**** INPUT ****

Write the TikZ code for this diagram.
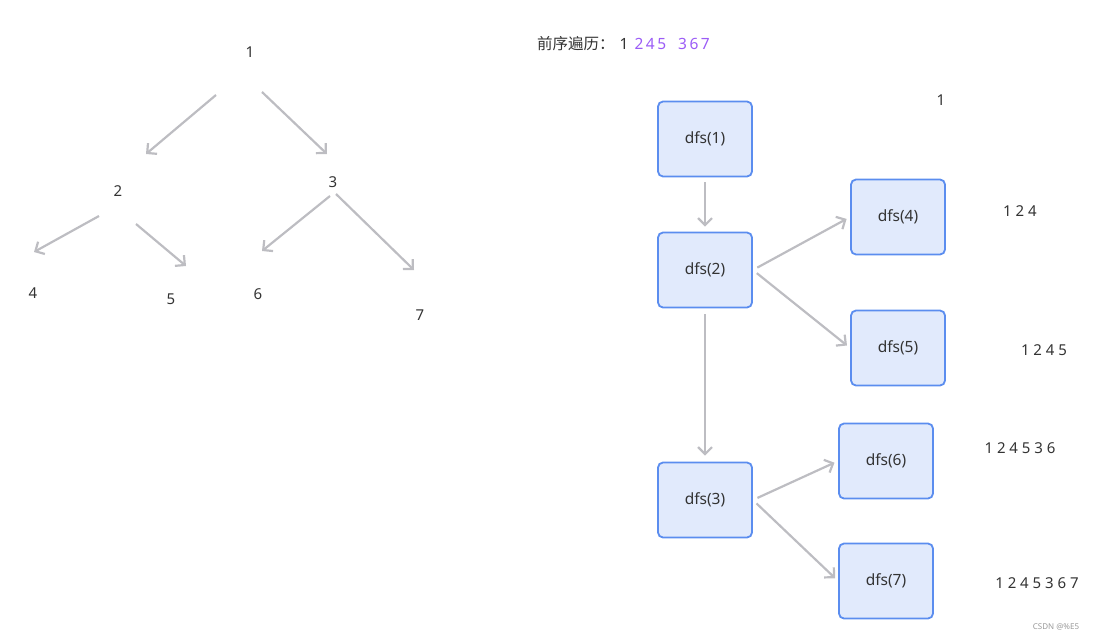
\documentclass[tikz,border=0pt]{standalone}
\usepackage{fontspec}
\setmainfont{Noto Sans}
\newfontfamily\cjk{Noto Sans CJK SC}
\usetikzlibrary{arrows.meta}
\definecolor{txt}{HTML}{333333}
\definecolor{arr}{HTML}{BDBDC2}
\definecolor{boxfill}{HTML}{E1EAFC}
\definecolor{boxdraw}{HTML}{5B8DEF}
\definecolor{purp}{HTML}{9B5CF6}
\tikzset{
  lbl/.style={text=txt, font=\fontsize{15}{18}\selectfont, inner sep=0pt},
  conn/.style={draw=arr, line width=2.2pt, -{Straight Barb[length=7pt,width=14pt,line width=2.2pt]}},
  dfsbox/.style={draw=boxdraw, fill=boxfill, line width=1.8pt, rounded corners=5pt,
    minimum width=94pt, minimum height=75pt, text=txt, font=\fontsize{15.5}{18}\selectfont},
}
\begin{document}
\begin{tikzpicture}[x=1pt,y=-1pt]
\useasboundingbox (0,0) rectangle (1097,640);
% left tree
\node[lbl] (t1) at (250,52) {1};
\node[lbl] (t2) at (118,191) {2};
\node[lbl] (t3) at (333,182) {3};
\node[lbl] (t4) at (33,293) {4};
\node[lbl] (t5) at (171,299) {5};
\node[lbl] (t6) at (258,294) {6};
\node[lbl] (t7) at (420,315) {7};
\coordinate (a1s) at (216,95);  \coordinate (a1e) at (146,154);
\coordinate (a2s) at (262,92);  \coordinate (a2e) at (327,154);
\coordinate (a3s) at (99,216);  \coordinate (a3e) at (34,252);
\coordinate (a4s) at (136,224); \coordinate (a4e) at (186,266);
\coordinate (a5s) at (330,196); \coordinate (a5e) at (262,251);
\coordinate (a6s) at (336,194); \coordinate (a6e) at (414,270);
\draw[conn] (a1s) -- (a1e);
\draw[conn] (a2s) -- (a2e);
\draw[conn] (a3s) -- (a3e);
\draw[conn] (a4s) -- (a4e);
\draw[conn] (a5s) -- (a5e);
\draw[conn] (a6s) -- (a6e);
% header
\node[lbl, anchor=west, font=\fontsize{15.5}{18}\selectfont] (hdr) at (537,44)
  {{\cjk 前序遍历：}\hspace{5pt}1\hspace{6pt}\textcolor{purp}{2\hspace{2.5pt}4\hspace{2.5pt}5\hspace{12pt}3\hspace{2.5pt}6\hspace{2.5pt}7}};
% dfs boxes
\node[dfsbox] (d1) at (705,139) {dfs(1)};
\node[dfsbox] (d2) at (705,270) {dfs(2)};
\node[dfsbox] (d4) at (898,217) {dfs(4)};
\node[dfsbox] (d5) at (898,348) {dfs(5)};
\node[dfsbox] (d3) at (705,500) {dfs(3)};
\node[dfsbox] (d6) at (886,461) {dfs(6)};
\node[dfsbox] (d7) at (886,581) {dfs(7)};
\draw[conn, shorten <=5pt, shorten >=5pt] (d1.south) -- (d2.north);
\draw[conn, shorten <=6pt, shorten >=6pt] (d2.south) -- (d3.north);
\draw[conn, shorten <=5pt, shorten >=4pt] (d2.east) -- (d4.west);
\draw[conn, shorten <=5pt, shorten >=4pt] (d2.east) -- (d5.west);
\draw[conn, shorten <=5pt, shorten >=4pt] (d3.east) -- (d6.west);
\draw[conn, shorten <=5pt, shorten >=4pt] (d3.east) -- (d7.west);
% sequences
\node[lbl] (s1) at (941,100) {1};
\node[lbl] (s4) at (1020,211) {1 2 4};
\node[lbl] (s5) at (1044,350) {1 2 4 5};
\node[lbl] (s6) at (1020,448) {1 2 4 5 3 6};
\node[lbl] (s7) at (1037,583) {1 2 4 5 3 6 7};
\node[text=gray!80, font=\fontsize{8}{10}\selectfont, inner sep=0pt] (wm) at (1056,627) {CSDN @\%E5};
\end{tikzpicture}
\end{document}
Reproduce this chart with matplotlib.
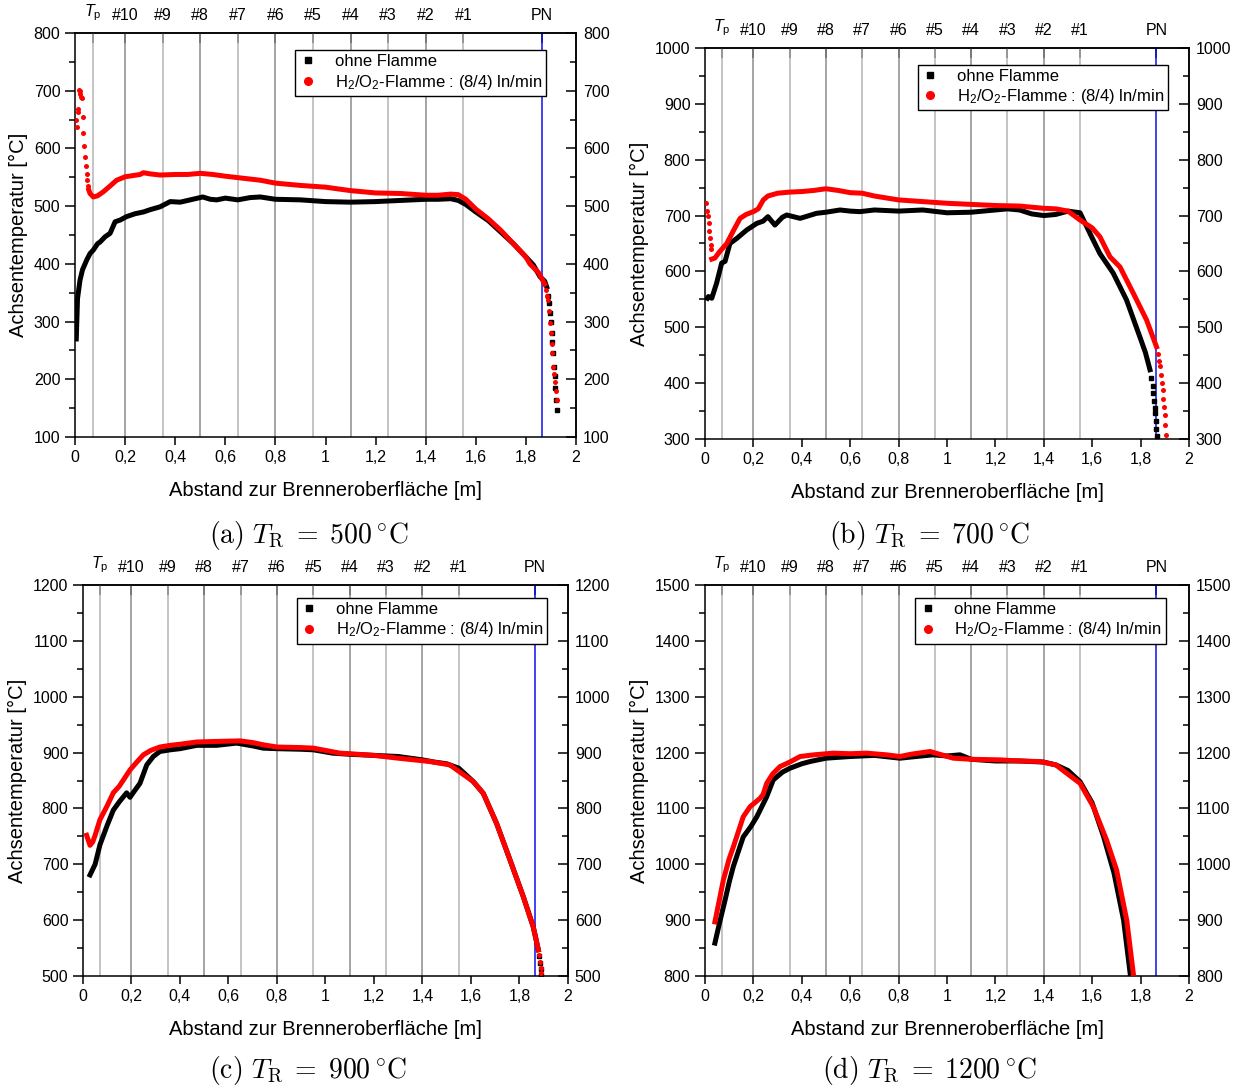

****

** WORK TO BE COMPLETED **
Print the entries above exactly, taking out only the pictures.

** RIGHT ANSWER **
Write the TikZ code for this diagram.
\documentclass[tikz,border=0pt]{standalone}
\usepackage{fontspec}
\setmainfont{Noto Sans}
\newfontfamily\cjk{Noto Sans CJK SC}
\usetikzlibrary{arrows.meta}
\definecolor{txt}{HTML}{333333}
\definecolor{arr}{HTML}{BDBDC2}
\definecolor{boxfill}{HTML}{E1EAFC}
\definecolor{boxdraw}{HTML}{5B8DEF}
\definecolor{purp}{HTML}{9B5CF6}
\tikzset{
  lbl/.style={text=txt, font=\fontsize{15}{18}\selectfont, inner sep=0pt},
  conn/.style={draw=arr, line width=2.2pt, -{Straight Barb[length=7pt,width=14pt,line width=2.2pt]}},
  dfsbox/.style={draw=boxdraw, fill=boxfill, line width=1.8pt, rounded corners=5pt,
    minimum width=94pt, minimum height=75pt, text=txt, font=\fontsize{15.5}{18}\selectfont},
}
\begin{document}
\begin{tikzpicture}[x=1pt,y=-1pt]
\useasboundingbox (0,0) rectangle (1097,640);
% left tree
\node[lbl] (t1) at (250,52) {1};
\node[lbl] (t2) at (118,191) {2};
\node[lbl] (t3) at (333,182) {3};
\node[lbl] (t4) at (33,293) {4};
\node[lbl] (t5) at (171,299) {5};
\node[lbl] (t6) at (258,294) {6};
\node[lbl] (t7) at (420,315) {7};
\coordinate (a1s) at (216,95);  \coordinate (a1e) at (146,154);
\coordinate (a2s) at (262,92);  \coordinate (a2e) at (327,154);
\coordinate (a3s) at (99,216);  \coordinate (a3e) at (34,252);
\coordinate (a4s) at (136,224); \coordinate (a4e) at (186,266);
\coordinate (a5s) at (330,196); \coordinate (a5e) at (262,251);
\coordinate (a6s) at (336,194); \coordinate (a6e) at (414,270);
\draw[conn] (a1s) -- (a1e);
\draw[conn] (a2s) -- (a2e);
\draw[conn] (a3s) -- (a3e);
\draw[conn] (a4s) -- (a4e);
\draw[conn] (a5s) -- (a5e);
\draw[conn] (a6s) -- (a6e);
% header
\node[lbl, anchor=west, font=\fontsize{15.5}{18}\selectfont] (hdr) at (537,44)
  {{\cjk 前序遍历：}\hspace{5pt}1\hspace{6pt}\textcolor{purp}{2\hspace{2.5pt}4\hspace{2.5pt}5\hspace{12pt}3\hspace{2.5pt}6\hspace{2.5pt}7}};
% dfs boxes
\node[dfsbox] (d1) at (705,139) {dfs(1)};
\node[dfsbox] (d2) at (705,270) {dfs(2)};
\node[dfsbox] (d4) at (898,217) {dfs(4)};
\node[dfsbox] (d5) at (898,348) {dfs(5)};
\node[dfsbox] (d3) at (705,500) {dfs(3)};
\node[dfsbox] (d6) at (886,461) {dfs(6)};
\node[dfsbox] (d7) at (886,581) {dfs(7)};
\draw[conn, shorten <=5pt, shorten >=5pt] (d1.south) -- (d2.north);
\draw[conn, shorten <=6pt, shorten >=6pt] (d2.south) -- (d3.north);
\draw[conn, shorten <=5pt, shorten >=4pt] (d2.east) -- (d4.west);
\draw[conn, shorten <=5pt, shorten >=4pt] (d2.east) -- (d5.west);
\draw[conn, shorten <=5pt, shorten >=4pt] (d3.east) -- (d6.west);
\draw[conn, shorten <=5pt, shorten >=4pt] (d3.east) -- (d7.west);
% sequences
\node[lbl] (s1) at (941,100) {1};
\node[lbl] (s4) at (1020,211) {1 2 4};
\node[lbl] (s5) at (1044,350) {1 2 4 5};
\node[lbl] (s6) at (1020,448) {1 2 4 5 3 6};
\node[lbl] (s7) at (1037,583) {1 2 4 5 3 6 7};
\node[text=gray!80, font=\fontsize{8}{10}\selectfont, inner sep=0pt] (wm) at (1056,627) {CSDN @\%E5};
\end{tikzpicture}
\end{document}
Reproduce this chart with matplotlib.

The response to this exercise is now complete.